What is needed: Your task is to copy the listing exactly, with the pictures left out.

<<<<

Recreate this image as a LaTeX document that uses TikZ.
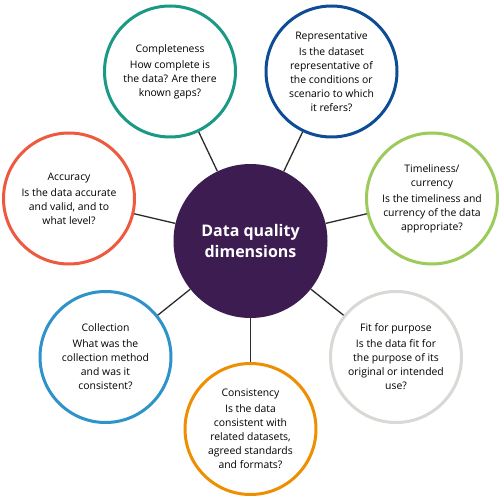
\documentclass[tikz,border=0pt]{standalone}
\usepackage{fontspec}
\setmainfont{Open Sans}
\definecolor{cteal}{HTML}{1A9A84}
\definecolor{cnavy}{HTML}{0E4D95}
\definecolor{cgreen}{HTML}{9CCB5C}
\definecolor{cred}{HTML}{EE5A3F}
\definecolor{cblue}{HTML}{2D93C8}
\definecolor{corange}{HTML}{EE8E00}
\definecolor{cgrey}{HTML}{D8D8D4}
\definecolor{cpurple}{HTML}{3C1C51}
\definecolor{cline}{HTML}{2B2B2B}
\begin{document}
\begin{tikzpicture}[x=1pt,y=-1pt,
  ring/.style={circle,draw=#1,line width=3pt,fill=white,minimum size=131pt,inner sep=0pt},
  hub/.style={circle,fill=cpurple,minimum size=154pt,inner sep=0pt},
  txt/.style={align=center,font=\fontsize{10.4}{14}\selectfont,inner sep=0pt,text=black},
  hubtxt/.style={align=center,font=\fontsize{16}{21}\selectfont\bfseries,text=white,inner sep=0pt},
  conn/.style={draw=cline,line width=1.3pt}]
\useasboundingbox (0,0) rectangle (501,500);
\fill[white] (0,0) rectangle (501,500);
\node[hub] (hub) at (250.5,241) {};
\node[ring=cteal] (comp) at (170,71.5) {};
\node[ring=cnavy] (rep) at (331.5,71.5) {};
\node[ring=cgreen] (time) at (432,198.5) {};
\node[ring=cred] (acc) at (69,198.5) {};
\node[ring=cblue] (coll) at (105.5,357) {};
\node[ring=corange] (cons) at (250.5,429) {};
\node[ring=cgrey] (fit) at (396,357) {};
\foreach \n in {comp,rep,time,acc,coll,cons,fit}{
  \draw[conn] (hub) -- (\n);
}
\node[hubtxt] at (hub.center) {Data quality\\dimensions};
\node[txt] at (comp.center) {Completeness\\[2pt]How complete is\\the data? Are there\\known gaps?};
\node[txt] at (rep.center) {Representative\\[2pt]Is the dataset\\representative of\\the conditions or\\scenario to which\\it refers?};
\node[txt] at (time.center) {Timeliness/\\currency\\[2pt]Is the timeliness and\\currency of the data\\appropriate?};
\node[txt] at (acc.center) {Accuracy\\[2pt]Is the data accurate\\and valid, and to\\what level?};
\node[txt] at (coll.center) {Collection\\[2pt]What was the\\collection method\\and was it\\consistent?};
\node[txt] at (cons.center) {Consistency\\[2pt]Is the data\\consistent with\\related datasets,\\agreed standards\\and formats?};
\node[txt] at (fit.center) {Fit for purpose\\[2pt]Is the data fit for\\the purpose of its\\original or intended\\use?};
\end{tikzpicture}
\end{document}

>>>>

Exercise response:
Recreate this image as a LaTeX document that uses TikZ.
\documentclass[tikz,border=0pt]{standalone}
\usepackage{fontspec}
\setmainfont{Open Sans}
\definecolor{cteal}{HTML}{1A9A84}
\definecolor{cnavy}{HTML}{0E4D95}
\definecolor{cgreen}{HTML}{9CCB5C}
\definecolor{cred}{HTML}{EE5A3F}
\definecolor{cblue}{HTML}{2D93C8}
\definecolor{corange}{HTML}{EE8E00}
\definecolor{cgrey}{HTML}{D8D8D4}
\definecolor{cpurple}{HTML}{3C1C51}
\definecolor{cline}{HTML}{2B2B2B}
\begin{document}
\begin{tikzpicture}[x=1pt,y=-1pt,
  ring/.style={circle,draw=#1,line width=3pt,fill=white,minimum size=131pt,inner sep=0pt},
  hub/.style={circle,fill=cpurple,minimum size=154pt,inner sep=0pt},
  txt/.style={align=center,font=\fontsize{10.4}{14}\selectfont,inner sep=0pt,text=black},
  hubtxt/.style={align=center,font=\fontsize{16}{21}\selectfont\bfseries,text=white,inner sep=0pt},
  conn/.style={draw=cline,line width=1.3pt}]
\useasboundingbox (0,0) rectangle (501,500);
\fill[white] (0,0) rectangle (501,500);
\node[hub] (hub) at (250.5,241) {};
\node[ring=cteal] (comp) at (170,71.5) {};
\node[ring=cnavy] (rep) at (331.5,71.5) {};
\node[ring=cgreen] (time) at (432,198.5) {};
\node[ring=cred] (acc) at (69,198.5) {};
\node[ring=cblue] (coll) at (105.5,357) {};
\node[ring=corange] (cons) at (250.5,429) {};
\node[ring=cgrey] (fit) at (396,357) {};
\foreach \n in {comp,rep,time,acc,coll,cons,fit}{
  \draw[conn] (hub) -- (\n);
}
\node[hubtxt] at (hub.center) {Data quality\\dimensions};
\node[txt] at (comp.center) {Completeness\\[2pt]How complete is\\the data? Are there\\known gaps?};
\node[txt] at (rep.center) {Representative\\[2pt]Is the dataset\\representative of\\the conditions or\\scenario to which\\it refers?};
\node[txt] at (time.center) {Timeliness/\\currency\\[2pt]Is the timeliness and\\currency of the data\\appropriate?};
\node[txt] at (acc.center) {Accuracy\\[2pt]Is the data accurate\\and valid, and to\\what level?};
\node[txt] at (coll.center) {Collection\\[2pt]What was the\\collection method\\and was it\\consistent?};
\node[txt] at (cons.center) {Consistency\\[2pt]Is the data\\consistent with\\related datasets,\\agreed standards\\and formats?};
\node[txt] at (fit.center) {Fit for purpose\\[2pt]Is the data fit for\\the purpose of its\\original or intended\\use?};
\end{tikzpicture}
\end{document}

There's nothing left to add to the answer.